An external investigative panel report, released on Tuesday, concluded that several former executives spent 13 years running a complex scheme to hide huge investment losses. “Our corporate governance was severely criticized,” Shuichi Takayama, the president of Olympus, told reporters. “As the representative of the company, I apologize sincerely.”

The former chief executive, Michael C. Woodford, who was fired in October after questioning murky merger deals, is campaigning to return to lead Olympus, a 92-year-old Japanese maker of cameras and endoscopes. He has called for an extraordinary shareholders’ meeting to pick a new board.

Mr. Takayama, who took over after the scandal became public, said the earliest such a meeting could be held was late February, and the management would not resign before then — after picking its own slate of candidates.

“We don’t know what Mr. Woodford is thinking, but he has said he will pursue a proxy fight, so we think there will certainly be a proposal,” Mr. Takayama said.

“We will have the shareholders meeting decide,” he said. But he did praise Mr. Woodford for “pointing out problems that the current board failed to do.”

Olympus also set up an outside committee to advise whether to file criminal complaints or sue those responsible for the scandal, which has halved the value of the firm’s shares and fanned fears about Japan’s corporate governance generally.

Announcing the new committee, which is to report its recommendations by Jan. 8, the once-proud firm also said that a senior executive director, Makoto Nakatsuka, had quit the board, the third to do so since the scandal erupted.

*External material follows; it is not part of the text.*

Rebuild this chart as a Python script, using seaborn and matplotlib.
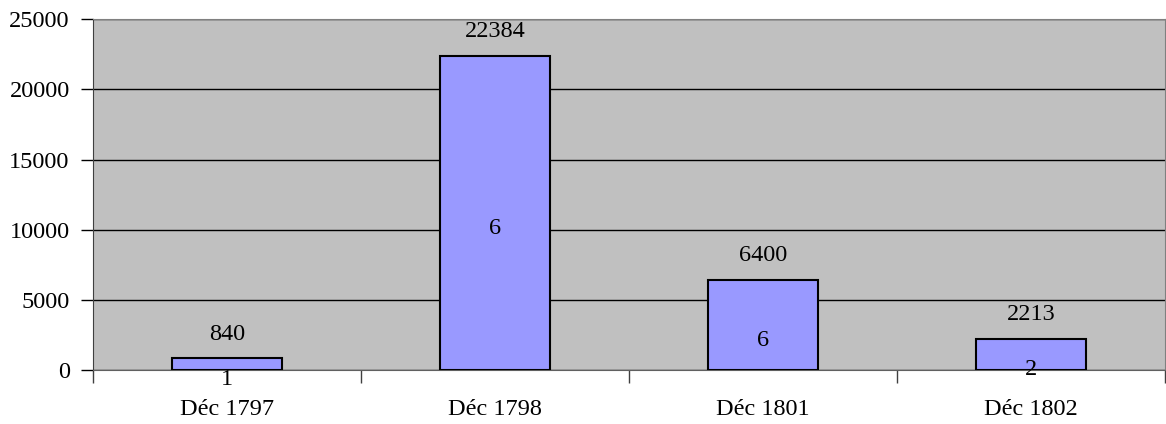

Mr. Nakatsuka was found on Tuesday to have helped the two main architects of the cover-up — a former auditor and a former executive — to manage Olympus’s financial assets in the late 1980s, when it embarked on risky investments that led to the losses.

Olympus, which still risks being delisted from the Tokyo stock market and forced into a humiliating sale of core assets, said it would form a second external panel to examine the responsibility of the company’s auditors.

A report released Tuesday, prepared by outside legal and accounting specialists, said Olympus management was “rotten to the core,” ruled by a culture of absolute corporate loyalty and a desire to flatter financial performance.